Minimum Unique Word Abbreviation

Minimum Unique Word Abbreviation

What is this problem about?

The Minimum Unique Word Abbreviation problem gives you a target word and a list of dictionary words. An abbreviation replaces any subset of characters in a word with a count. Find the shortest abbreviation of the target that doesn't match any dictionary word (with the fewest remaining letters). This hard Minimum Unique Word Abbreviation coding problem combines backtracking, bit manipulation, and string compression.

Why is this asked in interviews?

Amazon and Google ask this hard problem because it requires modeling abbreviation as a bitmask over the kept characters, then verifying uniqueness against all dictionary words. The array, backtracking, string, and bit manipulation interview pattern is fully exercised. It tests the ability to enumerate all abbreviation forms efficiently using bitmasks over a fixed-length word.

Algorithmic pattern used

Bitmask enumeration + string conflict checking. For a word of length n, there are 2^n possible abbreviations (each bit determines whether the character is kept or abbreviated). For each bitmask, compute the abbreviation length (number of "kept" characters + number of numeric segments). Use bitmask conflict checking: precompute a conflict mask for each dictionary word against the target — a dictionary word conflicts if it "matches" a given abbreviation bitmask. Enumerate bitmasks from fewest kept characters upward; return the first non-conflicting one.

Example explanation

Target: "word", dictionary: ["wood", "wore"].

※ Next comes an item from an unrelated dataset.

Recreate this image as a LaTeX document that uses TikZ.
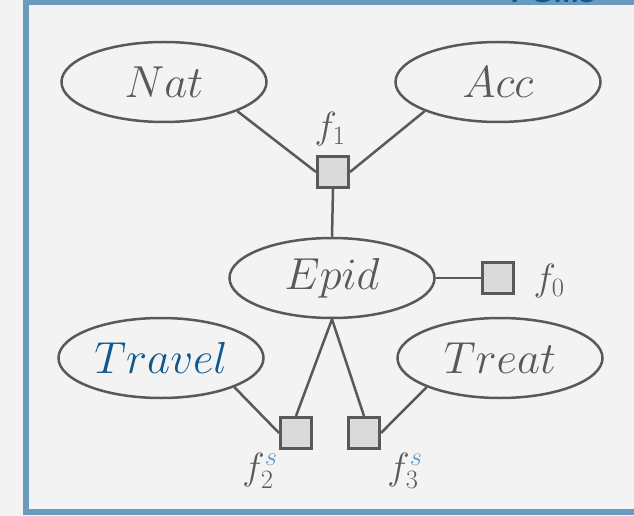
\RequirePackage{fix-cm}
\documentclass[tikz,border=0pt]{standalone}
\usepackage{fontspec}
\setsansfont{Liberation Sans}
\usetikzlibrary{shapes.geometric}

\definecolor{txtgray}{RGB}{89,89,89}
\definecolor{boxfill}{RGB}{218,218,218}
\definecolor{bggray}{RGB}{243,243,243}
\definecolor{frameblue}{RGB}{106,154,190}
\definecolor{varblue}{RGB}{16,88,142}
\definecolor{supblue}{RGB}{98,152,198}

\begin{document}
\begin{tikzpicture}[x=1bp,y=-1bp,
    var/.style={ellipse,draw=txtgray,line width=2.5bp,minimum width=205bp,
      minimum height=80bp,inner sep=0pt,text=txtgray,font=\fontsize{45}{48}\selectfont},
    fac/.style={rectangle,draw=txtgray,fill=boxfill,line width=3bp,
      minimum size=31bp,inner sep=0pt},
    flab/.style={text=txtgray,font=\fontsize{38}{42}\selectfont},
    edge/.style={draw=txtgray,line width=2.5bp}]
  \fill[bggray] (0,0) rectangle (634,516);
  \useasboundingbox (0,0) rectangle (634,516);
  % frame, its right side runs off the page
  \draw[frameblue,line width=6bp] (26,2) rectangle (660,512);
  \node[anchor=base,text=varblue,font=\sffamily\bfseries\fontsize{30}{32}\selectfont]
    (title) at (553,2.5) {PGMs};

  % variables
  \node[var] (nat) at (164,82) {$Nat$};
  \node[var] (acc) at (498,82) {$Acc$};
  \node[var] (epid) at (332,278) {$Epid$};
  \node[var,text=varblue] (travel) at (161,358) {$Travel$};
  \node[var] (treat) at (500,358) {$Treat$};

  % factors
  \node[fac] (f1) at (333,172) {};
  \node[fac] (f0) at (498,278) {};
  \node[fac] (f2) at (296,433) {};
  \node[fac] (f3) at (364,433) {};
  \node[flab] (l1) at (330,129) {$f_1$};
  \node[flab] (l0) at (549,281) {$f_0$};
  \node[flab] (l2) at (260,471) {$f_2^{\textcolor{supblue}{s}}$};
  \node[flab] (l3) at (405,471) {$f_3^{\textcolor{supblue}{s}}$};

  \draw[edge] (nat.south east) -- (f1.west);
  \draw[edge] (acc.south west) -- (f1.east);
  \draw[edge] (f1.south) -- (epid.north);
  \draw[edge] (epid.east) -- (f0.west);
  \draw[edge] (epid.south) -- (f2.north);
  \draw[edge] (epid.south) -- (f3.north);
  \draw[edge] (travel.south east) -- (f2.west);
  \draw[edge] (treat.south west) -- (f3.east);
\end{tikzpicture}
\end{document}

• Abbreviation "4" (all abbreviated): conflicts with both dictionary words? Check.
• "w3" (keep 'w'): does "wood" match? 'w' + 3 chars = "wood" (4 chars). Conflicts.
• "wo2" (keep 'w','o'): does "wood" match? wo+2=wood? Yes. Conflicts. Continue until finding abbreviation that doesn't conflict with any dictionary word.

Common mistakes candidates make

• Generating abbreviations as strings before checking conflicts (slow).
• Not precomputing conflict masks for dictionary words.
• Abbreviation length computation errors (adjacent abbreviated characters merge into one number).
• Enumerating bitmasks in the wrong order (should go from fewest kept characters first).

Interview preparation tip

Problems involving "subset of characters to keep/mask" naturally map to bitmasks. When a word has ≤ 20 characters, enumerate all 2^n bitmasks and check each condition in O(1) using precomputed masks. The tricky part here is the abbreviation length formula: count contiguous runs of 0-bits (abbreviated sections) and count 1-bits (kept characters). Practice building abbreviations from bitmasks step by step on paper before coding, as the index arithmetic is easy to get wrong under pressure.